Welcome to our first theme issue of ShortCuts. This week, we decided to focus on the tribulations of the pharmaceutical industry, which recently seems to be plagued by new FDA advisories and NY Times exposés.
The first bad news for pharmaceutical companies occurred on May 2nd when the FDA expanded its black box warning on antidepressant medications, stating that the drugs may have the potential to increase suicidal symptoms in young adults between the ages of 18 and 24. The warning, previously targeting adolescents and children, now targets all people younger than 25. This black box warning, approved by a vote of 6 to 2, may confuse both patients and physicians and has the potential to deter the prescribing of antidepressants in this age group. Moreover, the risks of untreated depression clearly outweigh the potential risks of antidepressants. The warning should merely remind physicians to closely monitor these patients and alert their patients to the possibility of the drugs causing an increase in suicidal symptoms in the early weeks of treatment.

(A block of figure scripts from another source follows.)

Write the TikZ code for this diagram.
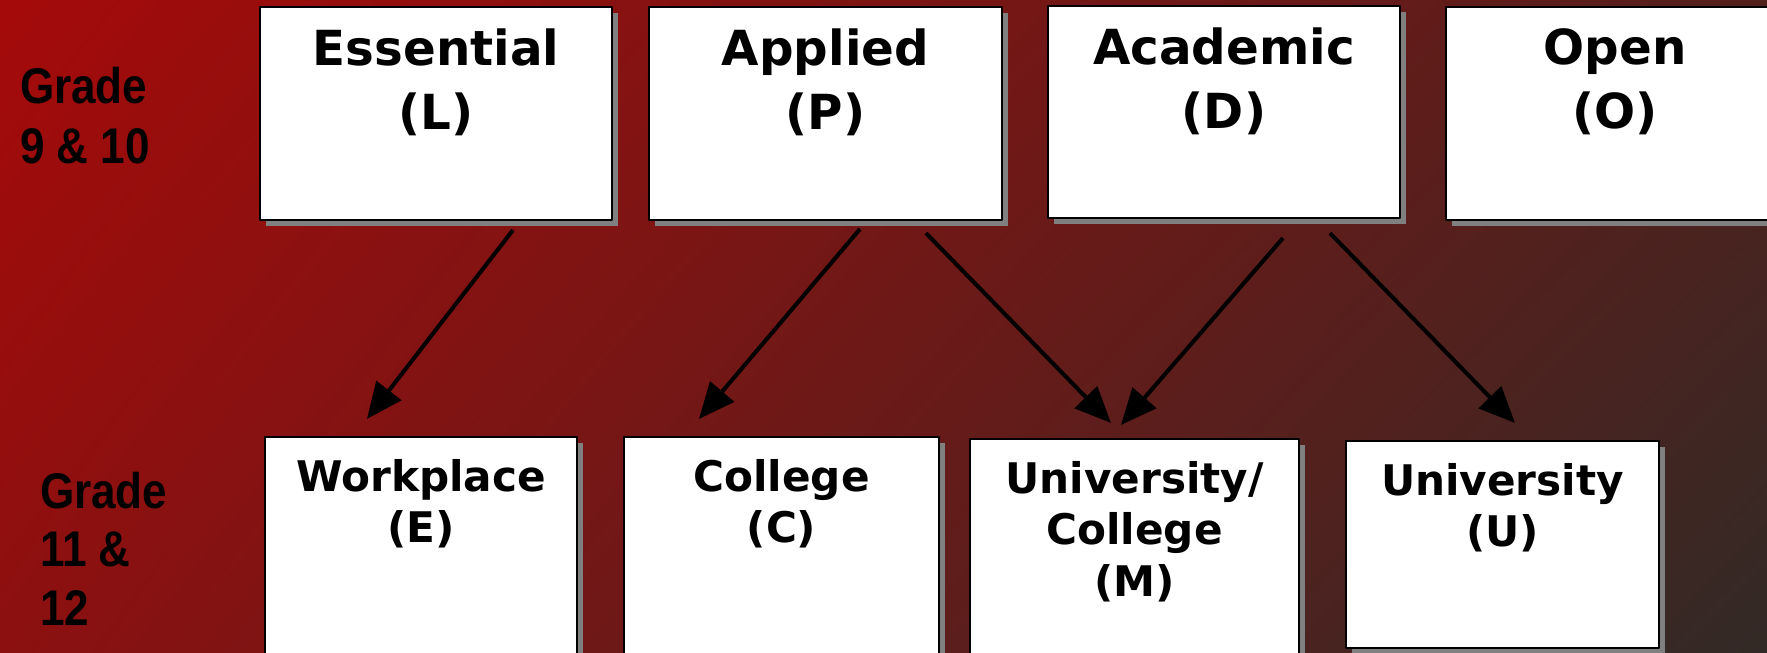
\documentclass[tikz,border=0pt]{standalone}
\usepackage{fontspec}
\newfontfamily\boxfont{DejaVu Sans}
\newfontfamily\gradefont{Liberation Sans}[FakeStretch=0.88]
\usetikzlibrary{arrows.meta,shadows,shadings,positioning}
\definecolor{bgtl}{RGB}{165,10,10}
\definecolor{bgtr}{RGB}{82,32,29}
\definecolor{bgbl}{RGB}{140,16,16}
\definecolor{bgbr}{RGB}{50,42,38}
\begin{document}
\begin{tikzpicture}[line width=1.2pt,line join=round,
  box/.style={draw=black, fill=white, inner sep=0pt,
    drop shadow={shadow xshift=0.12cm, shadow yshift=-0.12cm, fill=black!50, opacity=1}},
  toptext/.style={inner sep=0pt, align=center, font=\boxfont\bfseries\fontsize{27.5}{36.5}\selectfont},
  lowtext/.style={inner sep=0pt, align=center, font=\boxfont\bfseries\fontsize{24}{29.5}\selectfont},
  grade/.style={inner sep=0pt, anchor=north west, align=left, font=\gradefont\bfseries\fontsize{28.5}{34.5}\selectfont},
  flow/.style={black, line width=2.3pt, -{Triangle[length=0.72cm,width=0.62cm]}}]
\useasboundingbox (0,0) rectangle (35.34,-13.04);
\shade[upper left=bgtl, upper right=bgtr, lower left=bgbl, lower right=bgbr] (0,0) rectangle (35.34,-13.04);
%\draw[step=1cm,gray,very thin] (0,-13) grid (35,0);

% grade 9 & 10
\node[grade] (g9) at (0.38,-1.32) {Grade\\9 \& 10};
\node[box, minimum width=7.04cm, minimum height=4.26cm] (ess) at (8.72,-2.27) {};
\node[box, minimum width=7.06cm, minimum height=4.26cm] (app) at (16.51,-2.27) {};
\node[box, minimum width=7.04cm, minimum height=4.24cm] (aca) at (24.48,-2.24) {};
\node[box, minimum width=6.76cm, minimum height=4.26cm] (open) at (32.30,-2.27) {};
\node[toptext, below=0.43cm of ess.north] (esst) {Essential\\(L)};
\node[toptext, below=0.43cm of app.north] (appt) {Applied\\(P)};
\node[toptext, below=0.43cm of aca.north] (acat) {Academic\\(D)};
\node[toptext, below=0.43cm of open.north] (opent) {Open\\(O)};

% grade 11 & 12
\node[grade, font=\gradefont\bfseries\fontsize{28.5}{33.3}\selectfont] (g11) at (0.78,-9.42) {Grade\\11 \&\\12};
\node[box, minimum width=6.24cm, minimum height=4.46cm] (work) at (8.42,-10.97) {};
\node[box, minimum width=6.30cm, minimum height=4.46cm] (coll) at (15.63,-10.97) {};
\node[box, minimum width=6.58cm, minimum height=4.42cm] (uc) at (22.69,-10.99) {};
\node[box, minimum width=6.26cm, minimum height=4.14cm] (univ) at (30.05,-10.89) {};
\node[lowtext, below=0.44cm of work.north] (workt) {Workplace\\(E)};
\node[lowtext, below=0.44cm of coll.north] (collt) {College\\(C)};
\node[lowtext, below=0.44cm of uc.north] (uct) {University/\\College\\(M)};
\node[lowtext, below=0.44cm of univ.north] (univt) {University\\(U)};

\draw[flow] ([xshift=5.08cm,yshift=-0.18cm]ess.south west) -- ([xshift=2.06cm,yshift=0.34cm]work.north west);
\draw[flow] ([xshift=4.24cm,yshift=-0.16cm]app.south west) -- ([xshift=1.52cm,yshift=0.34cm]coll.north west);
\draw[flow] ([xshift=5.56cm,yshift=-0.24cm]app.south west) -- ([xshift=2.84cm,yshift=0.30cm]uc.north west);
\draw[flow] ([xshift=4.72cm,yshift=-0.38cm]aca.south west) -- ([xshift=3.04cm,yshift=0.26cm]uc.north west);
\draw[flow] ([xshift=5.66cm,yshift=-0.28cm]aca.south west) -- ([xshift=3.40cm,yshift=0.34cm]univ.north west);
\end{tikzpicture}
\end{document}
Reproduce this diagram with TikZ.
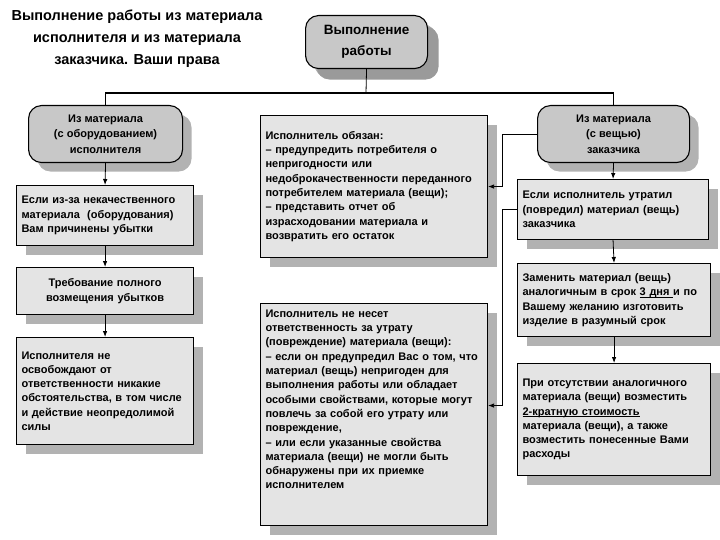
\documentclass[tikz,border=0pt]{standalone}
\usepackage{fontspec}
\setmainfont{Liberation Sans}
\usetikzlibrary{shadows,arrows.meta}
\definecolor{boxfill}{HTML}{E4E4E4}
\definecolor{roundfill}{HTML}{C8C8C8}
\definecolor{shadowgray}{HTML}{B2B2B2}
\definecolor{darkshadow}{HTML}{9A9A9A}
\newcommand\myul[1]{\leavevmode\setbox0\hbox{#1}\rlap{\smash{\rule[-2pt]{\wd0}{0.7pt}}}\box0}
\tikzset{
  shad/.style={drop shadow={shadow xshift=9pt, shadow yshift=-9pt, fill=shadowgray, opacity=1}},
  box/.style={draw=black, line width=1.1pt, fill=boxfill, anchor=north west, align=left,
    inner xsep=5pt, inner ysep=3pt, font=\bfseries\fontsize{11}{14.3}\selectfont, shad},
  cbox/.style={box, align=center},
  rbox/.style={draw=black, line width=1.1pt, fill=roundfill, anchor=north west, align=center,
    rounded corners=13pt, inner sep=3pt, font=\bfseries\fontsize{11}{15.5}\selectfont, shad},
  topbox/.style={rbox, font=\bfseries\fontsize{13.5}{21}\selectfont,
    drop shadow={shadow xshift=11pt, shadow yshift=-11pt, fill=darkshadow, opacity=1}},
  arr/.style={line width=0.8pt, -{Latex[length=6pt,width=4.5pt]}},
  thin/.style={line width=0.8pt},
  thick bar/.style={line width=1.6pt},
}
\begin{document}
\begin{tikzpicture}[x=1pt,y=-1pt]
\useasboundingbox (0,0) rectangle (720,540);
% title
\node[font=\bfseries\fontsize{14.5}{22}\selectfont, align=center] (title) at (137,39)
  {Выполнение работы из материала\\исполнителя и из материала\\заказчика. Ваши права};
% top node
\node[topbox, minimum width=122pt, minimum height=53pt] (top) at (305,15) {Выполнение\\работы};
% rounded boxes
\node[rbox, minimum width=154pt, minimum height=57pt] (lr) at (28,105)
  {Из материала\\(с оборудованием)\\исполнителя};
\node[rbox, minimum width=152pt, minimum height=57pt] (rr) at (537,105)
  {Из материала\\(с вещью)\\заказчика};
% left column
\node[box, minimum width=177pt, minimum height=60pt, text width=167pt] (e1) at (16,185)
  {Если из-за некачественного\\материала~ (оборудования)\\Вам причинены убытки};
\node[cbox, minimum width=177pt, minimum height=47pt, text width=167pt] (e2) at (16,267)
  {Требование полного\\возмещения убытков};
\node[box, minimum width=177pt, minimum height=107pt, text width=167pt] (e3) at (16,337)
  {Исполнителя не\\освобождают от\\ответственности никакие\\обстоятельства, в том числе\\и действие неопредолимой\\силы};
% middle column
\node[box, minimum width=227pt, minimum height=142pt, text width=217pt] (m1) at (260,115)
  {Исполнитель обязан:\\– предупредить потребителя о\\непригодности или\\недоброкачественности переданного\\потребителем материала (вещи);\\– представить отчет об\\израсходовании материала и\\возвратить его остаток};
\node[box, minimum width=227pt, minimum height=222pt, text width=217pt] (m2) at (260,303)
  {Исполнитель не несет\\ответственность за утрату\\(повреждение) материала (вещи):\\– если он предупредил Вас о том, что\\материал (вещь) непригоден для\\выполнения работы или обладает\\особыми свойствами, которые могут\\повлечь за собой его утрату или\\повреждение,\\– или если указанные свойства\\материала (вещи) не могли быть\\обнаружены при их приемке\\исполнителем\\[16pt]\mbox{}};
% right column
\node[box, minimum width=191pt, minimum height=60pt, text width=181pt] (r1) at (517,179)
  {Если исполнитель утратил\\(повредил) материал (вещь)\\заказчика};
\node[box, minimum width=193pt, minimum height=73pt, text width=183pt] (r2) at (517,263)
  {Заменить материал (вещь)\\аналогичным в срок \myul{3 дня }и по\\Вашему желанию изготовить\\изделие в разумный срок};
\node[box, minimum width=193pt, minimum height=112pt, text width=183pt] (r3) at (517,363)
  {При отсутствии аналогичного\\материала (вещи) возместить\\\myul{2-кратную стоимость}\\материала (вещи), а также\\возместить понесенные Вами\\расходы};
% connectors
\coordinate (bar) at (366,93);
\draw[thin] (top.south) -- (bar);
\draw[thick bar] (lr.north) |- (bar) -| (rr.north);
\draw[arr] (lr.south) -- (e1.north);
\draw[arr] (e1.south) -- (e2.north);
\draw[arr] (e2.south) -- (e3.north);
\draw[arr] (rr.south) -- (r1.north);
\draw[arr] (r1.south) -- (r2.north);
\draw[arr] (r2.south) -- (r3.north);
\draw[arr] (rr.west) -- ++(-35,0) |- (m1.east);
\draw[arr] (r1.west) -- ++(-15,0) |- ([yshift=9pt]m2.east);
\end{tikzpicture}
\end{document}
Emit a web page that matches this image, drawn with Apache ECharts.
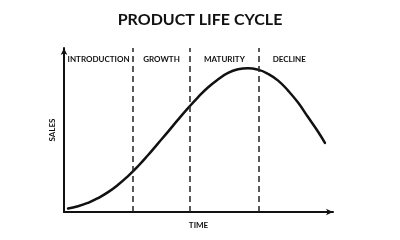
<!DOCTYPE html>
<html>
<head>
<meta charset="utf-8">
<script src="https://cdn.jsdelivr.net/npm/echarts@6/dist/echarts.min.js"></script>
<style>html,body{margin:0;padding:0;background:#fff}#c{width:400px;height:240px}</style>
</head>
<body>
<div id="c"></div>
<script>
var titleText = 'PRODUCT LIFE CYCLE';
var xName = 'TIME';
var yName = 'SALES';
var phases = ['INTRODUCTION', 'GROWTH', 'MATURITY', 'DECLINE'];
var phaseBounds = [0, 25.7, 46.8, 72.5, 95];
var curveX = [1.5, 5.2, 8.9, 12.6, 16.4, 20.1, 23.8, 27.5, 31.2, 34.9, 38.7, 42.4, 46.1, 49.8, 53.5, 57.3, 61.0, 64.7, 68.4, 72.1, 75.8, 79.6, 83.3, 87.0, 90.7, 94.4, 97.0];
var curveY = [2.1, 3.5, 5.6, 8.4, 12.1, 16.6, 21.9, 27.9, 34.6, 41.7, 49.0, 56.3, 63.3, 69.9, 75.9, 80.9, 84.8, 87.0, 87.7, 86.8, 84.3, 80.1, 74.0, 66.7, 57.9, 49.1, 42.1];

var FONT = 'Lato';
var curveData = curveX.map(function (x, i) { return [x, curveY[i]]; });
var dividers = phaseBounds.slice(1, phaseBounds.length - 1).map(function (v) { return { xAxis: v }; });
var areas = phases.map(function (p, i) {
  return [{ name: p, xAxis: phaseBounds[i] }, { xAxis: phaseBounds[i + 1] }];
});

var chart = echarts.init(document.getElementById('c'), null, { renderer: 'canvas' });
chart.setOption({
  animation: false,
  backgroundColor: '#fff',
  title: {
    text: titleText, left: 'center', top: 7,
    textStyle: { fontFamily: FONT, fontWeight: 'bold', fontSize: 16, color: '#111' }
  },
  grid: { left: 64, right: 67, top: 48, bottom: 28 },
  xAxis: {
    type: 'value', min: 0, max: 100,
    name: xName, nameLocation: 'middle', nameGap: 9,
    nameTextStyle: { fontFamily: FONT, fontWeight: 'bold', fontSize: 8, color: '#111', verticalAlign: 'top' },
    axisLine: { show: true, symbol: ['none', 'arrow'], symbolSize: [5, 7], lineStyle: { color: '#111', width: 2 } },
    axisTick: { show: false }, axisLabel: { show: false }, splitLine: { show: false }
  },
  yAxis: {
    type: 'value', min: 0, max: 100,
    name: yName, nameLocation: 'middle', nameGap: 8, nameRotate: 90,
    nameTextStyle: { fontFamily: FONT, fontWeight: 'bold', fontSize: 8, color: '#111' },
    axisLine: { show: true, symbol: ['none', 'arrow'], symbolSize: [5, 7], lineStyle: { color: '#111', width: 2 } },
    axisTick: { show: false }, axisLabel: { show: false }, splitLine: { show: false }
  },
  series: [{
    type: 'line', data: curveData, smooth: true, showSymbol: false,
    lineStyle: { color: '#111', width: 2.5, cap: 'round', join: 'round' },
    markLine: {
      silent: true, symbol: ['none', 'none'], label: { show: false },
      lineStyle: { color: '#222', type: [6, 4], width: 1.5 },
      data: dividers
    },
    markArea: {
      silent: true, itemStyle: { color: 'rgba(0,0,0,0)' },
      label: { show: true, position: 'insideTop', distance: 7, fontFamily: FONT, fontWeight: 'bold', fontSize: 8, color: '#111' },
      data: areas
    }
  }]
});
</script>
</body>
</html>
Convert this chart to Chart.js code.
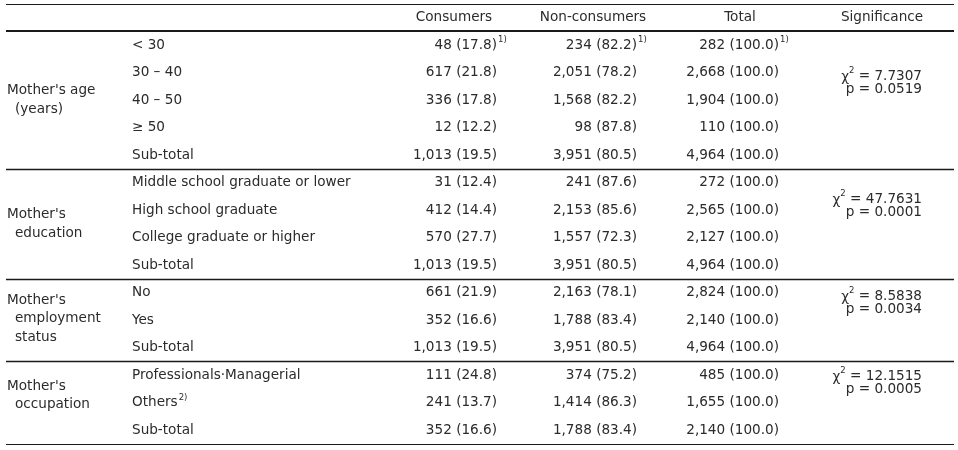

Next came an advisory issued by the FDA outlining new safety information for erythropoiesis stimulating agents (ESAs) such as darbepoetin alfa (Aranesp) and epoetin alfa (Epogen and Procrit). The advisory stems from new studies that show an increase in death, blood clots, stroke, and heart attacks in patients with chronic kidney disease who were given higher than recommended doses of ESAs, as well as studies showing more rapid tumor growth in patients with head and neck cancer who were given higher doses. The warning advises physicians to dose ESAs with the goal of achieving the lowest hemoglobin level needed to avoid blood transfusions.
Adding fuel to the fire, a NY Times report revealed that both Amgen and Johnson & Johnson, makers of Aranesp/Epogen and Procrit respectively, are paying millions of dollars annually to physicians as an incentive for prescribing these drugs. Because these drugs are injectable, they are exempt from federal laws barring drug companies from paying physicians to prescribe drugs. Instead, after buying the drugs, physicians receive rebates from the drug companies while also receiving reimbursements from Medicare or private insurers, enabling physicians to substantially profit from prescribing the drugs.
NY Times link
Later in the week, Purdue Pharma, the maker of the painkiller Oxycontin, agreed to pay $600 million in fines and payments after pleading guilty to criminal charges that it had made false statements regarding the drug’s abuse potential as part of a deceptive marketing campaign.
NY Times link
Meanwhile, in Washington this week, the Senate passed a bill by a vote of 93 to 1 that would give the FDA more policing power and require the agency to focus on the entire life cycle of a drug, rather than just deciding whether a drug should be approved. The bill calls for the establishment of a surveillance system to track adverse effects of prescription drugs, as well as a public database of the results of clinical trials. Under the bill, the government could order pharmaceutical companies to conduct more clinical trials even after a drug is already on the market. However, the bill failed to legalize the import of prescription drugs from abroad. It also further increases the FDA’s reliance on user fees from pharmaceutical companies to finance its drug review processes. This user-fee system has fostered a heavily criticized dependence of the FDA on the industry which it oversees. The House is expected to begin hearings on the bill this month, with a full vote on the bill expected in July.